The guest house we stayed at had a restaurant attached. It was the most officious eating establishment I have ever come across. The young male and female staff wore crisp blue shirts, and completed their ensembles with earpieces and walkie-talkies that they barked orders into, making them seem more CIA than FAB (Food and Beverage).
Plus they were really sweet. Even if they did stare at us while we ate.
On my last night, I went down to the restaurant to pick up my laundry. A young guy working in the restaurant made a comment about my necklace. A diamond may not be your idea of back-packing attire, but Tyrhone gave it to me and I rarely take it off.
His obvious infatuation with it made me feel a little self-conscious, and made very obvious the fact that he and I are not from the same world. I mean, it’s obvious our lives are very different. He is from a developing country battling to recover from war, genocide and political upheaval. I am from a developed, peaceful country. Yeah, I reckon we’d have our differences.
Another staff member began conversation, throwing out the usual questions like “where you from?” and “how long you stay in Cambodia?” before asking me when I return to ‘my country’.
“You have long holiday? One month, or two months? You have very happy time.”
“Yes, one or two months,” I lied. I lied.
Oh no, I don’t have to work right now, I’m just travelling the world indefinitely… I just couldn’t bring myself.
You might think I’m silly, or hyper-sensitive or self-obsessed and you’d be right.
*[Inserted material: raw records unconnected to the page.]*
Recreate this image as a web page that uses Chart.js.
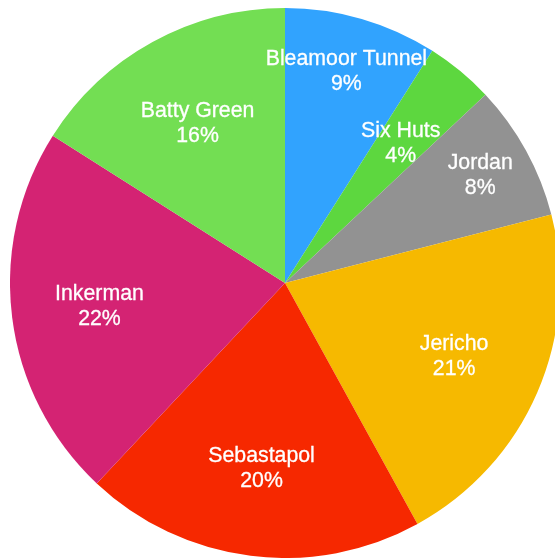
<!DOCTYPE html>
<html>
<head>
<meta charset="utf-8">
<script src="https://cdn.jsdelivr.net/npm/chart.js@4/dist/chart.umd.min.js"></script>
<style>
  html, body { margin: 0; padding: 0; background: #ffffff; overflow: hidden; width: 555px; height: 558px; }
  #wrap { position: absolute; left: 10px; top: 8px; width: 550px; height: 550px; }
</style>
</head>
<body>
<div id="wrap"><canvas id="c" width="550" height="550"></canvas></div>
<script>
const categories = ["Bleamoor Tunnel", "Six Huts", "Jordan", "Jericho", "Sebastapol", "Inkerman", "Batty Green"];
const shares = [9, 4, 8, 21, 20, 22, 16];
const sliceColors = ["#31A3FE", "#5DD73F", "#929292", "#F6B900", "#F62800", "#D42373", "#73DE53"];
const labelRadius = [0.80, 0.66, 0.81, 0.67, 0.68, 0.68, 0.66];

const sliceLabels = {
  id: 'sliceLabels',
  afterDatasetsDraw(chart) {
    const ctx = chart.ctx;
    const meta = chart.getDatasetMeta(0);
    const data = chart.data.datasets[0].data;
    const total = data.reduce((a, b) => a + b, 0);
    ctx.save();
    ctx.fillStyle = '#ffffff';
    ctx.strokeStyle = '#ffffff';
    ctx.lineWidth = 0.3;
    ctx.textAlign = 'center';
    ctx.textBaseline = 'middle';
    ctx.font = '21.3px "Liberation Sans", Arial, Helvetica, sans-serif';
    meta.data.forEach((arc, i) => {
      const p = arc.getProps(['x', 'y', 'startAngle', 'endAngle', 'outerRadius'], true);
      const mid = (p.startAngle + p.endAngle) / 2;
      const r = p.outerRadius * labelRadius[i];
      const px = p.x + Math.cos(mid) * r;
      const py = p.y + Math.sin(mid) * r;
      const name = chart.data.labels[i];
      const pct = Math.round(data[i] / total * 100) + '%';
      ctx.fillText(name, px, py - 12.5);
      ctx.strokeText(name, px, py - 12.5);
      ctx.fillText(pct, px, py + 12.5);
      ctx.strokeText(pct, px, py + 12.5);
    });
    ctx.restore();
  }
};

new Chart(document.getElementById('c'), {
  type: 'pie',
  data: {
    labels: categories,
    datasets: [{
      data: shares,
      backgroundColor: sliceColors,
      borderWidth: 0
    }]
  },
  options: {
    responsive: false,
    animation: false,
    layout: { padding: 0 },
    plugins: {
      legend: { display: false },
      tooltip: { enabled: false }
    }
  },
  plugins: [sliceLabels]
});
</script>
</body>
</html>
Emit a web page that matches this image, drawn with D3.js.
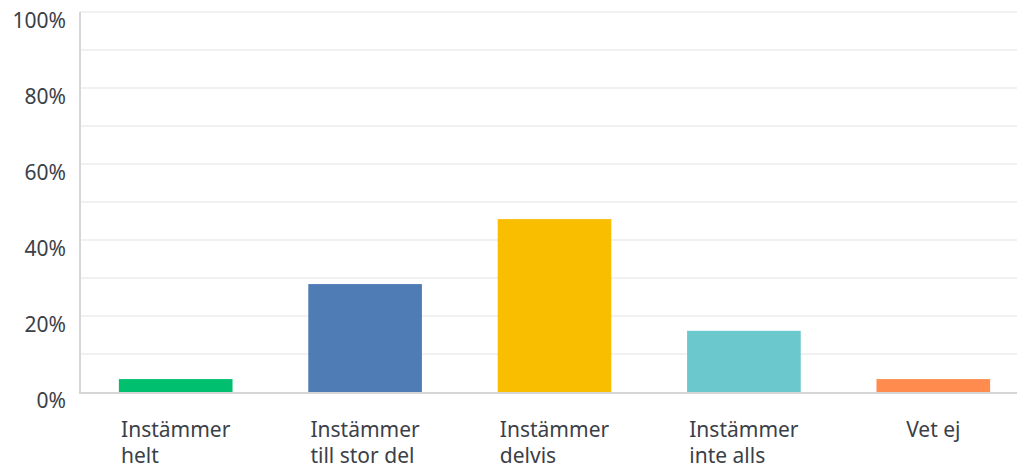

I’m all of those things. Perhaps I’m too sensitive to the disparity between myself and other people on this planet.
Perhaps I find it uncomfortable. Perhaps (okay, I’ll stop saying perhaps!) I feel guilty that whilst I’m flouncing around the planet writing a blog for fun and following my bliss, people are struggling to make a living, and if they are, it’s just barely. My life would be inconceivable to them.
I have left behind all the things they are struggling to attain – a job, a house, a prosperous country.
How can I explain the reasons why that wasn’t enough for me?
I changed the subject.
“So how long you work here?” Yes, I even adjusted my speech.
“You work long shifts don’t you?”
“Yes, thirteen hours, every day. Very hard work. No, not hard work, long work. I not have happy time like you.”
And that was the truth. He is not having a happy time like me. I am very blessed, living very fortunate life. If nothing else, when I’m feeling frustrated or upset, maybe I’ll remember his words and remember that I’m having a very happy time indeed.
Sihanoukville may have not been my cup of tea, but no experience is ever wasted when travelling. At least I know what I don’t want. I may not know exactly what I want to experience, except to continue to grow and learn and become the person I am destined to be. It sure is turning to out to be an interesting journey, even if I do feel uncomfortable at times.
Just because I didn’t love Sihanoukville doesn’t mean we didn’t have a good time there. We swam in the cool, clear water, we drove scooters along the coast and sipped sugar cane juice on the waterfront. There were plenty of ‘excursions’ on offer, but their ‘package deal’ style of tourism scared us off, and we didn’t partake in any.
As soon as the bus pulled out of the city, a magnificent landscape presented itself. Small villages, buffalo grazing in fields and before long, the spectacular Cardamom Mountain Range emerged, covered in dense jungle. We arrived in Krong Koh Kong, near the Thai border about four hours later.
It’s a dusty city with not much character to speak of, but it’s surrounding natural beauty is what we came for.
Today we rented motorbikes and drove to Tatai waterfall. We swum in fresh, clear watering holes created by shelves of rock, the water cascading through about four levels before joining the river. It was wonderful. Oh, except when I fell off the back of the moto as we were leaving. The trail leading from the waterfall was quite uneven, and at one point the bike tipped backwards under our weight as we were going uphill.
The funny thing was, seconds before, I said to Tyrhone, “If anything happens, I’ll just hold onto the bike.” I was worried about unbalancing us.
Well, I held onto the bike alright! As Tyrhone tried to manoeuver the bike over a mound in the trail, the front wheel lifted, and I hit the dirt with a thud. The turn around time from tears to laughter was about ten seconds, so that’s a good indication of the seriousness of the incident.
Tomorrow we are off on a two-day jungle trek, with a night at a homestay tomorrow night. We have met some lovely people at our guest house, and will be trekking with a great group of people. Greece, Argentina, France, Holland, South Africa (Tyrhone) and Australia (Marty and I) will be represented, along with our Cambodian guide.
I think it will be a very happy time indeed.